§ **AIM OF THE EXERCISE**
Each line in the material below, starting at the one with "Write the D3.js code for this chart." and ending at the one with "const yTicks = [0, 10, 20, 30];", is to be reproduced exactly; no picture is to be copied.

§ **DATA SUPPLIED**
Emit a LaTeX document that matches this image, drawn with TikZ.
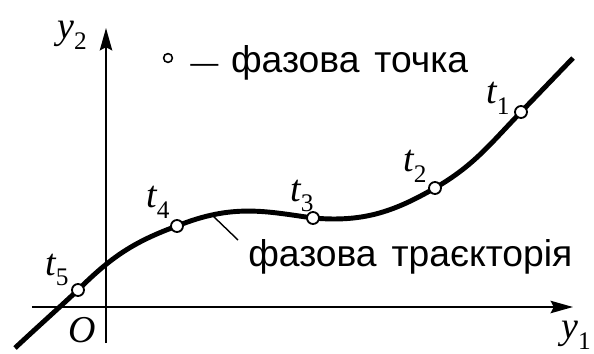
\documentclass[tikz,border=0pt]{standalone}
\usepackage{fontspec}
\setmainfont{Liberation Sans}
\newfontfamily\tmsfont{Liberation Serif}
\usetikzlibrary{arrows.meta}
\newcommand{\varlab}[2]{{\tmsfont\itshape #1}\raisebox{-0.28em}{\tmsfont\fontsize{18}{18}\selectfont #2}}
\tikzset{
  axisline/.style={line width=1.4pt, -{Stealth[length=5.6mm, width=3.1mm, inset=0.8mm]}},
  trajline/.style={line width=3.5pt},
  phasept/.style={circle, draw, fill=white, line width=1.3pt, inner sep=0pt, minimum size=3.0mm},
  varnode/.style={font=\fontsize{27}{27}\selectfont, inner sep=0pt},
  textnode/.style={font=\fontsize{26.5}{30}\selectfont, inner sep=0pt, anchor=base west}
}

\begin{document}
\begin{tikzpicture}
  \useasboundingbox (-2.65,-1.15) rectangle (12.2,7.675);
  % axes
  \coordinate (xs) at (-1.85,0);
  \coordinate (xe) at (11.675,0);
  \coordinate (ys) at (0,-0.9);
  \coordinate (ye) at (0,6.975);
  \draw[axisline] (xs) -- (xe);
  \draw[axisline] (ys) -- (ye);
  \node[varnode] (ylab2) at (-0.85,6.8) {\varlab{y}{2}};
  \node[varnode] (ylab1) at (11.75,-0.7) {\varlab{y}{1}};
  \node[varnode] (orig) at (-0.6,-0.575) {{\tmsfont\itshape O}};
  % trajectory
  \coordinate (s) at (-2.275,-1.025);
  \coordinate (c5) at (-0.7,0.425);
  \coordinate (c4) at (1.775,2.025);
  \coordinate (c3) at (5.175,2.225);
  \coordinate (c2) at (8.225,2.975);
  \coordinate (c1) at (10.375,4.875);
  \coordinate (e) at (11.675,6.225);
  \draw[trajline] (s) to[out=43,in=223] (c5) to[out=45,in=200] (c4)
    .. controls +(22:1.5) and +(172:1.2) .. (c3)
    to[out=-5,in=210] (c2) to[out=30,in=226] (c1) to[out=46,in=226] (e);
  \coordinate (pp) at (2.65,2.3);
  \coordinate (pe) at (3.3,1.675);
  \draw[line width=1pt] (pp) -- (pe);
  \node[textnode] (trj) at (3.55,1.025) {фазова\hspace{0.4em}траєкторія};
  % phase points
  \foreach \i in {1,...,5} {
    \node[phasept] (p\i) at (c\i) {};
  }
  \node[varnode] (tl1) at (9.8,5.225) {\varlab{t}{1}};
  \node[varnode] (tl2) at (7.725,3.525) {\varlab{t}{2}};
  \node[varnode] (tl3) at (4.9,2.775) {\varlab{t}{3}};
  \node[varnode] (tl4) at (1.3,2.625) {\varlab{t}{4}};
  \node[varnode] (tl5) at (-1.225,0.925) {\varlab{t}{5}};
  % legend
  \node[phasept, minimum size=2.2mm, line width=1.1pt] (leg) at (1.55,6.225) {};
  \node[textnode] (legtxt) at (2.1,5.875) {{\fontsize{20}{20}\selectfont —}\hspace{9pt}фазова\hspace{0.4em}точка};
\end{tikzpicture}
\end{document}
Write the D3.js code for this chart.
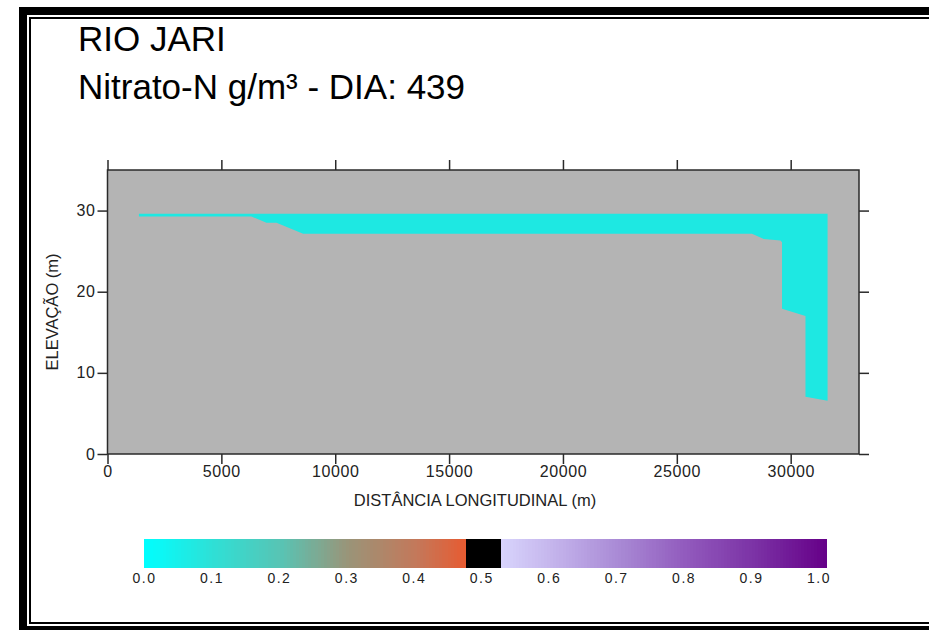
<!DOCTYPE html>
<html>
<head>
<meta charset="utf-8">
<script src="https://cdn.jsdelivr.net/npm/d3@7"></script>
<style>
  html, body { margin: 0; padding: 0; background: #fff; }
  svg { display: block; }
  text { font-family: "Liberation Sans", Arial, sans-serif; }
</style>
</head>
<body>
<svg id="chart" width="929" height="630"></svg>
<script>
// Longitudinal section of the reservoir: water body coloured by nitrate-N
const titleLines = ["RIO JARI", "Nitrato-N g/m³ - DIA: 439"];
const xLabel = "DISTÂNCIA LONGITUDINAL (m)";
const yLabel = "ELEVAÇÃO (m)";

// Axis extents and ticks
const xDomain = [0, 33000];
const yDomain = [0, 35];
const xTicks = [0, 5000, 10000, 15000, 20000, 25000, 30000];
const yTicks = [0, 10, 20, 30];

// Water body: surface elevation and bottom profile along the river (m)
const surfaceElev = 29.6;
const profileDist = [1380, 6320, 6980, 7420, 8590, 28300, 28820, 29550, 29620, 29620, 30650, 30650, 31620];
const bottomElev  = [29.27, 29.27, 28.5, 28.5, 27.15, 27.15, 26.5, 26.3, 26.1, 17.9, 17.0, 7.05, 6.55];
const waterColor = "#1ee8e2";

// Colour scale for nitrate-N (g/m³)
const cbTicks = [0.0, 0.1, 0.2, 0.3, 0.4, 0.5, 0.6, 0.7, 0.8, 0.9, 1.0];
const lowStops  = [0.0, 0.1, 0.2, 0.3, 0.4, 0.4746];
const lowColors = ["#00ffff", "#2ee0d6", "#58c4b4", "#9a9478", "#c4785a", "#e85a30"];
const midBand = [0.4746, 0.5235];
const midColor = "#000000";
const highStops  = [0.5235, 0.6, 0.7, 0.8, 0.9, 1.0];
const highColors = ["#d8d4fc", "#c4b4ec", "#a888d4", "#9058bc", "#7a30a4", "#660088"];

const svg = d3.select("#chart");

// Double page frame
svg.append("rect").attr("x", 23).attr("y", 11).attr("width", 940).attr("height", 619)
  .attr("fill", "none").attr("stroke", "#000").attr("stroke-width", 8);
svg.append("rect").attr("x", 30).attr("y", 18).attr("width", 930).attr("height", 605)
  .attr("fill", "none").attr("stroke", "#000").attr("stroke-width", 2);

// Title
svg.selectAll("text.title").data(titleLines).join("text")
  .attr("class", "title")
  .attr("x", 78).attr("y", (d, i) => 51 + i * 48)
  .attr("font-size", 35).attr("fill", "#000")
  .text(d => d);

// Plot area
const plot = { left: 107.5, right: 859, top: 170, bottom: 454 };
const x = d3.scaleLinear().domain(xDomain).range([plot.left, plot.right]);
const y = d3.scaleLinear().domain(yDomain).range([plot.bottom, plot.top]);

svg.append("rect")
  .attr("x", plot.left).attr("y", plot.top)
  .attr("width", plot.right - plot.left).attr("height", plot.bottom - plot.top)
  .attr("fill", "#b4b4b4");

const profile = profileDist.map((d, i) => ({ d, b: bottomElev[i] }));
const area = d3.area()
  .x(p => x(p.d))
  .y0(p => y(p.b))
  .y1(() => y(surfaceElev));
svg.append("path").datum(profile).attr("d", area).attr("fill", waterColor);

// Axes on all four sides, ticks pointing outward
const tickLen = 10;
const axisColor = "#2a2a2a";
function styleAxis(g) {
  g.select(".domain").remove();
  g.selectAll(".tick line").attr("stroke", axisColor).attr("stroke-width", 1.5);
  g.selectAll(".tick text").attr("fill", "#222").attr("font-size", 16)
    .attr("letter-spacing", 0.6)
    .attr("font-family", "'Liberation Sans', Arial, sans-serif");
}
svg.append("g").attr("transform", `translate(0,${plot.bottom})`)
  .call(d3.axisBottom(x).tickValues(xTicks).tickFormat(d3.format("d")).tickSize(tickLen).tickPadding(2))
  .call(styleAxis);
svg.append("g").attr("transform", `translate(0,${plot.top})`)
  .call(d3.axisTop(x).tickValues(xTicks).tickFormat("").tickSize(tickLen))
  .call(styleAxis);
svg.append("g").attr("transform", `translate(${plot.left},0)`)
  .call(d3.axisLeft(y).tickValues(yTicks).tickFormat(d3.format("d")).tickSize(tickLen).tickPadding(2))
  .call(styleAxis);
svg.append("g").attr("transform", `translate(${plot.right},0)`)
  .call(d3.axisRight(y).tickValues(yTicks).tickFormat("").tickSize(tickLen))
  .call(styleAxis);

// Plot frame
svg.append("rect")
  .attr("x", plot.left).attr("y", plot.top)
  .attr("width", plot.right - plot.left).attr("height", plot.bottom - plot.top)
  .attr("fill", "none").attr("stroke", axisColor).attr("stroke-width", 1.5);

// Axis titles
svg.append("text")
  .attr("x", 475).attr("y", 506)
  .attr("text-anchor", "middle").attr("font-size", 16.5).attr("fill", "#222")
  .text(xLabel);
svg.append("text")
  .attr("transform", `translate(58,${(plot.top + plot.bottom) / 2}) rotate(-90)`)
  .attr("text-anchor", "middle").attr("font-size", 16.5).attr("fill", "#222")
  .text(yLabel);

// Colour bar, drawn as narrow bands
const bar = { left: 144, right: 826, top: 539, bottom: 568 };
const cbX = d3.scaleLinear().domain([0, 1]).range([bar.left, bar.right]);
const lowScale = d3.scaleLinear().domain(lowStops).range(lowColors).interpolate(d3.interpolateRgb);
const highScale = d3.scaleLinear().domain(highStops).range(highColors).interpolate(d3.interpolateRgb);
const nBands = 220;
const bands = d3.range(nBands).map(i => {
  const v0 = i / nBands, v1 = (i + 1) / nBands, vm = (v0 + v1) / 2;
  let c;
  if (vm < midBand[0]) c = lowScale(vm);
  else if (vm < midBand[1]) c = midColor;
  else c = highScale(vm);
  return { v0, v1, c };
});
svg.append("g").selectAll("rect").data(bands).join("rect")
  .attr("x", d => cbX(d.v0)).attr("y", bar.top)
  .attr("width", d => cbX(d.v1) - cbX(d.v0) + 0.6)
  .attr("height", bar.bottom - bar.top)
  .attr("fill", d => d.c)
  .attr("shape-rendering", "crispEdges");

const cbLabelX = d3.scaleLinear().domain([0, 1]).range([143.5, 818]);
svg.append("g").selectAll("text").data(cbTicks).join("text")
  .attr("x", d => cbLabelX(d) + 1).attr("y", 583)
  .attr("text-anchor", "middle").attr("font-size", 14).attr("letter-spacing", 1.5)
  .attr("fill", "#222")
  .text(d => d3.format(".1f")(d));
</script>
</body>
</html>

§ **FINAL ANSWER**
Write the D3.js code for this chart.
<!DOCTYPE html>
<html>
<head>
<meta charset="utf-8">
<script src="https://cdn.jsdelivr.net/npm/d3@7"></script>
<style>
  html, body { margin: 0; padding: 0; background: #fff; }
  svg { display: block; }
  text { font-family: "Liberation Sans", Arial, sans-serif; }
</style>
</head>
<body>
<svg id="chart" width="929" height="630"></svg>
<script>
// Longitudinal section of the reservoir: water body coloured by nitrate-N
const titleLines = ["RIO JARI", "Nitrato-N g/m³ - DIA: 439"];
const xLabel = "DISTÂNCIA LONGITUDINAL (m)";
const yLabel = "ELEVAÇÃO (m)";

// Axis extents and ticks
const xDomain = [0, 33000];
const yDomain = [0, 35];
const xTicks = [0, 5000, 10000, 15000, 20000, 25000, 30000];
const yTicks = [0, 10, 20, 30];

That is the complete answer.